Expressions
Example: a * b + c * d
We want to change this into machine language.
Diagram
First, we parse it into a tree
How should we evaluate this?
Techniques for Evaluating Expressions
As a convention, we will store the computed value in register 3, with the Scala alias Reg.result
.
Technique #1: Using a Stack
See The Stack
Implementation
- Evaluate subexpression e1
- Push result to stack
- Evaluate subexpression e2
- Pop top of stack into a scratch register
Result register has value of e1, scratch register has value of e2 - Apply operator to result and scratch registers, store result in result register
Pseudocode:
/**
* Generate assembly language code to evaluate a binary
* expression "e1 operator e2", where e1 and e2 are
* subexpressions and operator is some arithmetic operator,
* and place the resulting value in Reg.result.
*/
def generateCode(e1, operator, e2): Code = block(
generateCode(e1.e1),
push(Reg(3)),
generateCode(e2.e1),
pop(Reg(4)),
Reg(3) := Reg(4) operator Reg(3)
)
Execution trace pseudocode for example:
# generateCode (a * b + c * d)
# generateCode(a * b)
read a into $3
push $3
read b into $3
pop $4
$3 = $4 * $3
push $3
# generateCode(c * d)
read c $3
push $3
read d $3
pop $4
$3 = $4 * $3
pop $4
$3 = $3 + $4
Properties
- Upsides:
- Can generate correct code for expressions of arbitrary depth
- Downsides:
- Inefficient, many pushes and pops are slow
- Hard to optimize for both compiler and human
Technique #2: Using Variables (Virtual Registers)
See Variables
We can evaluate the expression as follows:
Implementation
- Evaluate subexpression e1, store result in a variable
- Evaluate subexpression e2, store result in a variable
- Apply operator to the two variables, store result in a variable
Pseudocode:
/**
* Generate assembly language code to evaluate a binary expression
* e1 operator e2, where e1 and e2 are subexpressions and operator
* is some arithmetic operator, and place the resulting value
* in a variable .
*/
def generateCode(e1, operator, e2): (Code, Variable) = {
(c1, v1) = generateCode(e1)
(c2, v2) = generateCode(e2)
v3 = new Variable()
code = block(c1, c2, v3 = v1 operator v2)
(code , v3)
}
Execution trace pseudocode for example:
# generateCode(a * b + c * d)
# generateCode(a * b)
v1 = a * b
# generateCode(c * d)
v2 = c * d
v3 = v1 + v2
Properties
- Upsides:
- Generates code that's easier to optimize
- Downsides:
- Machine language arithmetic operates on registers, not variables, so we need multiple instructions to express expressions such as
a * b
- We need a way to map variables to registers rather than stack locations, and to map a large number of variables to a limited number of registers (which we could alleviate with Register Allocation)

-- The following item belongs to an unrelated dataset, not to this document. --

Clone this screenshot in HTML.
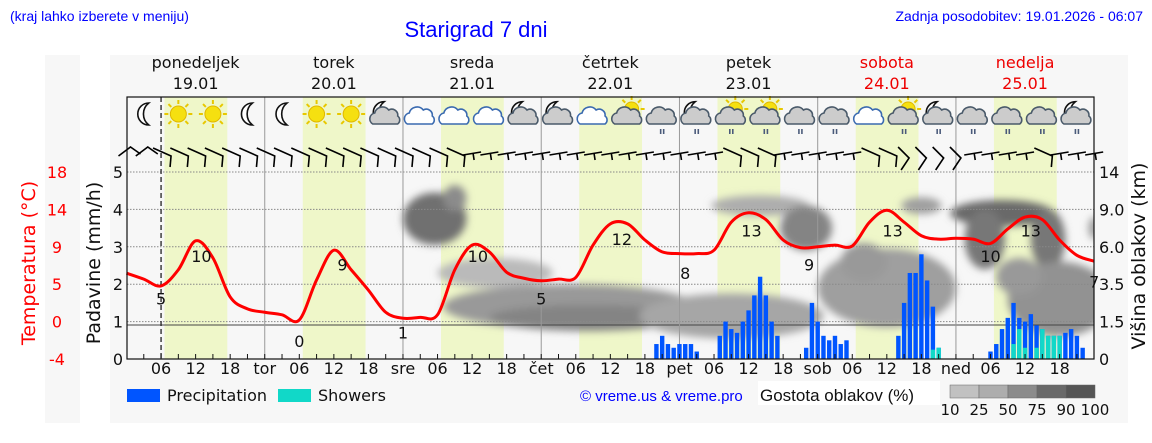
<!DOCTYPE html>
<html><head><meta charset="utf-8">
<style>
html,body{margin:0;padding:0;background:#fff;}
svg{display:block;font-family:"DejaVu Sans","Liberation Sans",sans-serif;}
</style></head>
<body>
<svg id="chart" width="1152" height="443" viewBox="0 0 1152 443" xmlns="http://www.w3.org/2000/svg">
<defs>
<filter id="blur" x="-50%" y="-50%" width="200%" height="200%"><feGaussianBlur stdDeviation="4"/></filter>
<clipPath id="plotclip"><rect x="127" y="172" width="967" height="187"/></clipPath>
</defs>
<rect x="45" y="55" width="35" height="368" fill="#f7f7f7"/>
<rect x="110" y="55" width="1018" height="368" fill="#f7f7f7"/>
<text x="10" y="21" font-family="Liberation Sans,sans-serif" font-size="14" fill="#0000ff">(kraj lahko izberete v meniju)</text>
<text x="476" y="37" text-anchor="middle" font-family="Liberation Sans,sans-serif" font-size="22" fill="#0000ff">Starigrad 7 dni</text>
<text x="1143" y="21" text-anchor="end" font-family="Liberation Sans,sans-serif" font-size="14" fill="#0000ff">Zadnja posodobitev: 19.01.2026 - 06:07</text>
<g id="bands"></g>
<g id="clouds" clip-path="url(#plotclip)"><g id="cloudsInner" filter="url(#blur)"></g></g>
<g id="grid"></g>
<g id="bars"></g>
<g id="temp"></g>
<g id="wind"></g>
<g id="icons"></g>
<g id="axes"></g>
<g id="legend">
<rect x="127" y="389" width="33" height="13" fill="#0055ff"/>
<text x="167" y="401" font-size="16" fill="#111">Precipitation</text>
<rect x="278" y="389" width="33" height="13" fill="#11d8c8"/>
<text x="318" y="401" font-size="16" fill="#111">Showers</text>
<text x="580" y="401" font-family="Liberation Sans,sans-serif" font-size="15" fill="#0000ff">© vreme.us &amp; vreme.pro</text>
<rect x="758" y="381" width="182" height="24" fill="#fff"/>
<text x="760" y="401" font-family="Liberation Sans,sans-serif" font-size="17" fill="#111">Gostota oblakov (%)</text>
</g>
</svg>
<script>
const NS="http://www.w3.org/2000/svg";
// ---- data ----
const dayNames=["ponedeljek","torek","sreda","četrtek","petek","sobota","nedelja"];
const dayDates=["19.01","20.01","21.01","22.01","23.01","24.01","25.01"];
const dayAbbr=["","tor","sre","čet","pet","sob","ned"];
const tempHours=[0,3,6,9,12,15,18,21,24,27,30,33,36,39,42,45,48,51,54,57,60,63,66,69,72,75,78,81,84,87,90,93,96,99,102,105,108,111,114,117,120,123,126,129,132,135,138,141,144,147,150,153,156,159,162,165,168];
const tempValues=[6.1,5.4,4.6,6.5,9.9,7.9,3.3,1.9,1.5,1.2,0.6,5.3,8.8,6.5,4.1,1.5,0.8,0.9,1.2,6.5,9.4,8.6,6.2,5.5,5.2,5.4,5.6,9.4,11.9,11.9,10.0,8.6,8.4,8.4,8.8,12.1,13.2,12.4,10.0,9.1,9.2,9.4,9.3,12.1,13.5,12.1,10.5,10.1,10.2,10.1,9.6,11.3,12.7,12.4,10.0,8.2,7.5];
const labelHours=[6,13,30,37.5,48,61,72,86,97,108.5,118.5,133,150,157,168];
const labelValues=[5,10,0,9,1,10,5,12,8,13,9,13,10,13,7];
const precipHours=[92,93,94,95,96,97,98,99,103,104,105,106,107,108,109,110,111,112,113,118,119,120,121,122,123,124,125,134,135,136,137,138,139,140,141,150,151,152,153,154,155,156,157,158,159,160,161,162,163,164,165,166];
const precipValues=[0.4,0.62,0.4,0.3,0.4,0.4,0.4,0.2,0.62,1.0,0.8,0.7,1.0,1.3,1.7,2.2,1.7,1.0,0.62,0.3,1.5,1.0,0.62,0.5,0.62,0.4,0.5,0.62,1.5,2.3,2.3,2.8,2.1,1.4,0.3,0.2,0.4,0.8,1.1,1.5,1.1,1.0,1.2,0.9,0.8,0.62,0.62,0.62,0.7,0.8,0.62,0.3];
const showerValues=[0,0,0,0,0,0,0,0,0,0,0,0,0,0,0,0,0,0,0,0,0,0,0,0,0,0,0,0,0,0,0,0,0,0.25,0.3,0,0,0,0,0.4,0.8,0.3,0,0.3,0.8,0.62,0.62,0.62,0,0,0,0];
// cloud blobs: [center hour, center level, width hours, height levels, density %]
const cloudBlobs=[[53.5,3.75,11,1.4,80],[57,4.3,4,0.7,60],[64,2.3,20,0.8,25],[77,1.4,44,1.2,50],[80,1.1,34,0.7,65],[105,1.15,32,1.2,40],[110,4.1,17,0.55,35],[118,3.5,9,1.2,65],[132,1.9,24,2.1,45],[128,2.6,8,1.0,50],[138,4.1,7,0.45,45],[152,3.9,18,0.7,85],[149,3.2,7,1.6,75],[160,3.2,6,1.6,75],[162,1.6,18,2.0,55],[155,2.2,8,1.0,50],[168,3.5,2,0.6,45]];
const iconTypes=["moon","sun","sun","moon","moon","sun","sun","mooncloud","cloudw","cloudw","cloudw","mooncloud","mooncloud","cloudw","suncloud","cloudrain","mooncloudrain","suncloudrain","suncloudrain","cloudrain","cloudrain","cloudw","suncloudrain","mooncloudrain","cloudrain","cloudrain","cloudrain","mooncloudrain"];
const windTypes=["p","p","d","d","d","d","d","d","d","d","d","d","d","d","d","d","d","d","d","d","h","h","h","h","h","h","h","h","h","h","h","h","h","h","h","d","d","d","h","h","h","h","h","d","d","c","c","c","c","h","h","h","h","d","h","h","h"];
const tempTicks=["18","14","9","5","0","-4"];
const rightTicks=["14","9.0","6.0","3.5","1.5","0"];
const scaleLabels=["10","25","50","75","90","100"];
// ---- axes ----
const X0=126.5,PXH=5.76,Y0=359,PXU=37.4;
const xH=h=>X0+h*PXH;
const yV=v=>Y0-v*PXU;
const yT=t=>325-t*8.5;
function el(tag,attrs,parent,txt){const e=document.createElementNS(NS,tag);for(const k in attrs)e.setAttribute(k,attrs[k]);if(txt!==undefined)e.textContent=txt;parent.appendChild(e);return e;}
const G=id=>document.getElementById(id);
// bands
for(let d=0;d<7;d++){
  const b=el("rect",{x:xH(d*24+6.6),y:97,width:(17.5-6.6)*PXH,height:262,fill:"#eff7c9"},G("bands"));
  
  
}
// clouds
const greyFor=p=>{const c=Math.round(220-p*1.35);return `rgb(${c},${c},${c})`;};
cloudBlobs.forEach(c=>{
  const e=el("ellipse",{cx:xH(c[0]),cy:yV(c[1]),rx:c[2]*PXH/2,ry:c[3]*PXU/2,fill:greyFor(c[4])},G("cloudsInner"));
  
  
});
// grid
const grid=G("grid");
for(let v=1;v<=5;v++){
  const l=el("line",{x1:127,x2:1094,y1:yV(v),y2:yV(v),stroke:"#888","stroke-width":1,"stroke-dasharray":"1.5,1.5"},grid);
  
  
}
const zl=el("line",{x1:127,x2:1094,y1:yT(0),y2:yT(0),stroke:"#444","stroke-width":1},grid);


for(let d=1;d<7;d++){
  const l=el("line",{x1:xH(d*24),x2:xH(d*24),y1:97,y2:359,stroke:"#999","stroke-width":1},grid);
  
  
}
const now=el("line",{x1:xH(6),x2:xH(6),y1:97,y2:359,stroke:"#222","stroke-width":1.3,"stroke-dasharray":"5,3"},grid);


// bars
precipHours.forEach((h,i)=>{
  const x=xH(h)-2.2;
  const b=el("rect",{x:x,y:yV(precipValues[i]),width:4.4,height:precipValues[i]*PXU,fill:"#0055ff"},G("bars"));
  
  
  if(showerValues[i]>0){
    const s=el("rect",{x:x,y:yV(showerValues[i]),width:4.4,height:showerValues[i]*PXU,fill:"#11d8c8"},G("bars"));
    
    
  }
});
// temperature
const pts=tempHours.map((h,i)=>[xH(h),yT(tempValues[i])]);
let d="M"+pts[0][0]+","+pts[0][1];
for(let i=0;i<pts.length-1;i++){
  const p0=pts[Math.max(0,i-1)],p1=pts[i],p2=pts[i+1],p3=pts[Math.min(pts.length-1,i+2)];
  d+=` C${p1[0]+(p2[0]-p0[0])/6},${p1[1]+(p2[1]-p0[1])/6} ${p2[0]-(p3[0]-p1[0])/6},${p2[1]-(p3[1]-p1[1])/6} ${p2[0]},${p2[1]}`;
}
const tl=el("path",{d:d,fill:"none",stroke:"#ff0000","stroke-width":3,"stroke-linejoin":"round"},G("temp"));


labelHours.forEach((h,i)=>{
  const t=el("text",{x:xH(h),y:yT(labelValues[i])+22,"text-anchor":"middle","font-size":16,fill:"#111"},G("temp"),String(labelValues[i]));
  
  
});
// wind
windTypes.forEach((w,i)=>{
  const x=xH(i*3);let pd;
  if(w==="d")pd=`M${x-8},${148} L${x+10},${156} L${x+9},${167}`;
  else if(w==="h")pd=`M${x-9},${155} L${x+9},${152} M${x+1},${153.5} L${x+2},${160}`;
  else if(w==="c")pd=`M${x-6},${147} L${x+5},${158} L${x-3},${170}`;
  else pd=`M${x-8},${156} L${x+4},${147} L${x+14},${154}`;
  const p=el("path",{d:pd,fill:"none",stroke:"#000","stroke-width":1.6},G("wind"));
  
  
});
// icons
function cloud(g,cx,cy,fill,stroke){
  el("path",{d:`M${cx-13},${cy+8} a6,6 0 0 1 2,-11 a8,8 0 0 1 14,-3 a6,6 0 0 1 9,6 a5,5 0 0 1 0,8 z`,fill:fill,stroke:stroke,"stroke-width":1.6},g);
}
function sun(g,cx,cy,r){
  for(let a=0;a<8;a++){const an=a*Math.PI/4;el("line",{x1:cx+Math.cos(an)*(r+2),y1:cy+Math.sin(an)*(r+2),x2:cx+Math.cos(an)*(r+6),y2:cy+Math.sin(an)*(r+6),stroke:"#e8c800","stroke-width":2},g);}
  el("circle",{cx:cx,cy:cy,r:r,fill:"#f5e010",stroke:"#e0b800","stroke-width":1},g);
}
function moon(g,cx,cy,s){
  el("path",{d:`M${cx+3*s},${cy-11*s} a11,11 0 1 0 0,22 a14,14 0 0 1 0,-22 z`,fill:"#fff",stroke:"#111","stroke-width":1.6},g);
}
iconTypes.forEach((t,i)=>{
  const cx=xH(3+i*6),cy=114;
  const g=el("g",{},G("icons"));
  
  
  if(t==="sun")sun(g,cx,cy,8);
  else if(t==="moon")moon(g,cx+2,cy,1);
  else{
    if(t.startsWith("moon"))moon(g,cx-4,cy-3,0.85);
    if(t.startsWith("sun"))sun(g,cx+4,cy-5,7);
    const white=(t==="cloudw");
    cloud(g,cx,cy+2,white?"#fff":"#ccc",white?"#3a6ab0":"#4a5a6a");
    if(t.endsWith("rain")){
      el("text",{x:cx,y:cy+20,"text-anchor":"middle","font-size":9,fill:"#4a5a7a","font-weight":"bold"},g,"ıı");
    }
  }
});
// axes
const ax=G("axes");
const frame=el("rect",{x:127,y:97,width:967,height:262,fill:"none",stroke:"#111","stroke-width":1.2},ax);


for(let h=3;h<168;h+=3){
  const l=el("line",{x1:xH(h),x2:xH(h),y1:359,y2:354,stroke:"#111","stroke-width":1},ax);
  
  
}
for(let dd=0;dd<7;dd++){
  const dn=el("text",{x:xH(dd*24+12),y:68,"text-anchor":"middle","font-size":16,fill:dd>=5?"#e00":"#111"},ax,dayNames[dd]);
  
  
  const dt=el("text",{x:xH(dd*24+12),y:89,"text-anchor":"middle","font-size":16,fill:dd>=5?"#e00":"#111"},ax,dayDates[dd]);
  
  
  const labs=[[0,dayAbbr[dd]],[6,"06"],[12,"12"],[18,"18"]];
  labs.forEach(l=>{if(!l[1])return;
    const t=el("text",{x:xH(dd*24+l[0]),y:374,"text-anchor":"middle","font-size":16,fill:"#111"},ax,l[1]);
    
    
  });
}
for(let v=0;v<=5;v++){
  const t=el("text",{x:123,y:yV(v)+6,"text-anchor":"end","font-size":16,fill:"#111"},ax,String(v));
  
  
}
tempTicks.forEach((s,i)=>{
  const t=el("text",{x:57,y:178+i*37.4,"text-anchor":"middle","font-size":16,fill:"#ff0000"},ax,s);
  
  
});
rightTicks.forEach((s,i)=>{
  const t=el("text",{x:1099,y:178+i*37.4,"font-size":16,fill:"#111"},ax,s);
  
  
});
const yt1=el("text",{x:0,y:0,"text-anchor":"middle","font-size":19,fill:"#ff0000",transform:"translate(35,263) rotate(-90)"},ax,"Temperatura (°C)");


const yt2=el("text",{x:0,y:0,"text-anchor":"middle","font-size":19,fill:"#111",transform:"translate(100,263) rotate(-90)"},ax,"Padavine (mm/h)");


const yt3=el("text",{x:0,y:0,"text-anchor":"middle","font-size":19,fill:"#111",transform:"translate(1145,256) rotate(-90)"},ax,"Višina oblakov (km)");


// density scale
const lg=G("legend");
[10,25,50,75,90].forEach((p,i)=>{
  const r=el("rect",{x:950+i*29,y:385,width:29,height:13,fill:greyFor(p+10),stroke:"#666","stroke-width":0.5},lg);
  
  
});
scaleLabels.forEach((s,i)=>{
  const t=el("text",{x:950+i*29,y:415,"text-anchor":"middle","font-size":15,fill:"#111"},lg,s);
  
  
});
</script>
</body></html>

- Machine language arithmetic operates on registers, not variables, so we need multiple instructions to express expressions such as
Technique #3: Variables for Temporary Values, Arithmetic Operations on Registers
Implementation
- Evaluate subexpression 1
- Write result to a variable,
t1
- Evaluate subexpression 2
- Read variable
t1
into scratch register
Result register has value of e2, scratch register has value of e1 - Apply operator to result and scratch registers, store result in result register
Pseudocode:
/**
* Generate assembly language code to evaluate a binary
* expression "e1 operator e2", where e1 and e2 are
* subexpressions and operator is some arithmetic operator,
* and place the resulting value in Reg.result.
*/
def generateCode (e1, operator, e2): Code = {
t1 = new Variable()
block(
generateCode(e1),
write(t1, Reg(3)),
generateCode(e2),
read(Reg(4), t1),
Reg(3) := Reg(4) op Reg(3)
)
}
Execution trace pseudocode for example:
# generateCode(a * b + c * d)
# generateCode(a * b)
read a into $3
write $3 into var t2
read b into $3
read var t2 into $4
$3 = $3 * $4
write $3 into var t1
# generateCode(c * d)
read c into $3
write $3 into var t3
read d into $3
read var t3 into $4
$3 = $3 * $4
read var t1 into $4
$3 = $3 + $4
- Note that this is almost just as inefficient as technique 1. It is easier to understand and optimize further, however
- Compared to technique 2, the code does not need a register allocator
A real compiler would use technique 2 with a register allocator. However, for CS241E, we want to avoid that, so we will use this technique.